Linkin’ Bridge defends position on police support, pushes for reform

Linkin’ Bridge defends position on police support, pushes for reform

LOUISVILLE, Ky. (WAVE) - Linkin’ Bridge made it big on America’s Got Talent, but now the Louisville music group is facing criticism. The group’s members claim social media insults slung at them are labeling them as sell-outs or worse after they performed for law enforcement at a time many are asking for police reform and racial justice.

Linkin' Bridge organized at press conference on Monday to tell their side of the story of why they support police and push for reform.
Linkin' Bridge organized at press conference on Monday to tell their side of the story of why they support police and push for reform. (Source: WAVE 3 News)

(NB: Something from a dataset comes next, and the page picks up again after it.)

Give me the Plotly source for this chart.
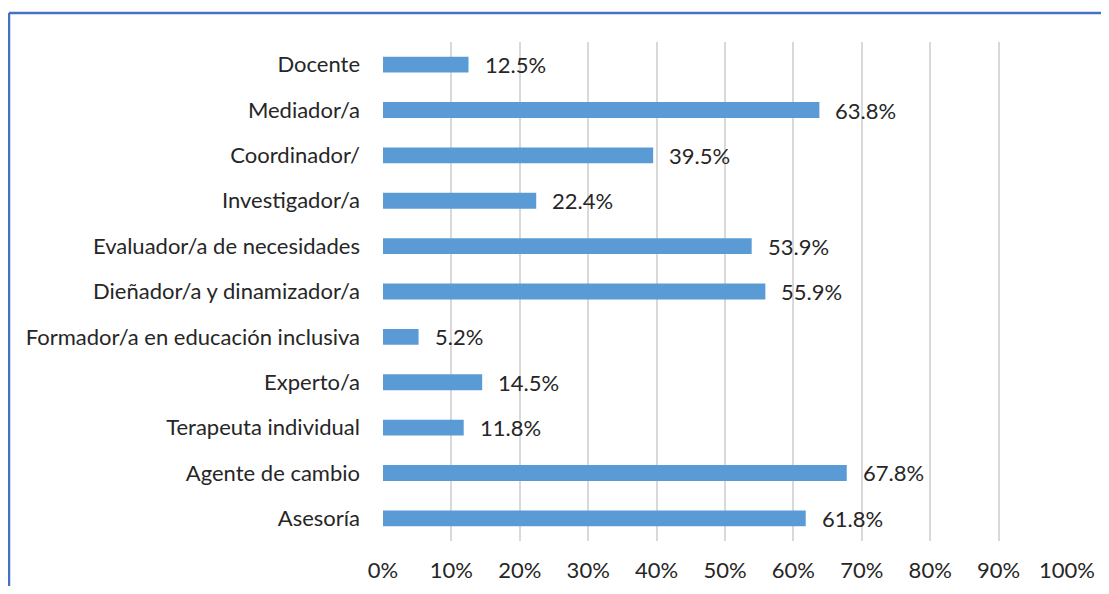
import plotly.graph_objects as go

categories = ["Docente", "Mediador/a", "Coordinador/", "Investigador/a",
              "Evaluador/a de necesidades", "Dieñador/a y dinamizador/a",
              "Formador/a en educación inclusiva", "Experto/a",
              "Terapeuta individual", "Agente de cambio", "Asesoría"]
values = [0.125, 0.638, 0.395, 0.224, 0.539, 0.559, 0.052, 0.145, 0.118, 0.678, 0.618]
tick_vals = [i / 10 for i in range(11)]
tick_text = [f"{i*10}%" for i in range(11)]

FONT = "Lato"
FS = 22
TXT = "#262626"

# page has an 8px body margin; figure coordinates = page - 8
W, H = 1093, 578
L, R, T, B = 375, W - 1059, 34, H - 533

fig = go.Figure(go.Bar(
    x=values, y=categories, orientation="h",
    marker=dict(color="#5B9BD5", line=dict(width=0)),
    width=0.35,
))

for c, v in zip(categories, values):
    fig.add_annotation(x=v, y=c, text=f"{v*100:.1f}%", showarrow=False,
                       xanchor="left", xshift=14,
                       font=dict(family=FONT, size=FS, color=TXT))

fig.update_layout(
    width=W, height=H,
    margin=dict(l=L, r=R, t=T, b=B),
    paper_bgcolor="white", plot_bgcolor="white",
    showlegend=False,
    xaxis=dict(range=[0, 1], tickvals=tick_vals, ticktext=tick_text,
               showgrid=True, gridcolor="#D9D9D9", gridwidth=1.5,
               zeroline=False, showline=False, ticks="",
               ticklabelstandoff=14, automargin=False,
               tickfont=dict(family=FONT, size=FS, color=TXT)),
    yaxis=dict(autorange="reversed", showgrid=False, zeroline=False,
               showline=False, ticks="", ticklabelstandoff=22,
               automargin=False,
               tickfont=dict(family=FONT, size=FS, color=TXT)),
)

pw, ph = W - L - R, H - T - B
def px(x):
    return (x - L) / pw
def py(y):
    return (H - B - y) / ph
fig.add_shape(type="line", xref="paper", yref="paper",
              x0=px(1), x1=px(1), y0=py(5), y1=py(H + 10),
              line=dict(color="#4472C4", width=2.5))
fig.add_shape(type="line", xref="paper", yref="paper",
              x0=px(1), x1=px(W + 10), y0=py(5), y1=py(5),
              line=dict(color="#4472C4", width=2.5))

fig.write_html("out.html")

The group wanted to tell their side of the story. Three members did that at a press conference on Monday.

Montre “The Dreamer” Davis said he knew there was a lot of emotion surrounding the topic, adding he wanted to be clear about the mission of the group.

“Our character and reputation was [sic] put into question,” Davis said. “We must speak not only in defense of those allegations but to clear up any misconceptions of our mission.”

To do that, the group decided to write a letter and read it aloud during the press event.

“The letter of Linkin’ Bridge to the citizens of Louisville, Kentucky,” Davis read.

At the outset of the message, he aimed to dispel portions of what those online have written.

“Our mission is to spread peace, love, and joy to all who will receive it,” Davis read. “We never turned down anyone to sing for Breonna Taylor or Black Lives Matter. The truth is we were never asked.”

Members said supporting police and asking for racial justice and reform aren’t mutually exclusive.

”The problem is that there are racist police in the justice system, there are racist leaders in power,” Davis read. “There are protesters protesting, but dealing out the same racism they have been given.”

The letter went on to list black men and women killed by law enforcement, asking for reflection, then they discussed the desire to address black on black crime in the following sentence.

Linkin' Bridges members read off a list of names of black men and woman killed by law enforcement.
Linkin' Bridges members read off a list of names of black men and woman killed by law enforcement. (Source: WAVE 3 News)

“David McAtee, age 53,” Davis read. “Desmond Rudolph, age 18. Breonna Taylor, age 26. The list goes on and on. The list also goes on for the deaths of black men and women by other blacks. I’m going to say that again.”

Police officers who lost their jobs for exposing or stopping police brutality and misconduct were next listed.

Near the end of the letter, a clearer call for justice for Breonna Taylor was made.

“If Breonna Taylor had shot and killed the officer, where would Breonna Taylor be right now?” Davis said. “She would be in jail.”

Other members claimed police need to be held accountable in Taylor’s killing.

“Unrighteous killing man,” Ralph “Big Rome” Kimbrough said. “There has to be some type of accountability.”

The press conference was held at a Supporting Heroes building in east Louisville.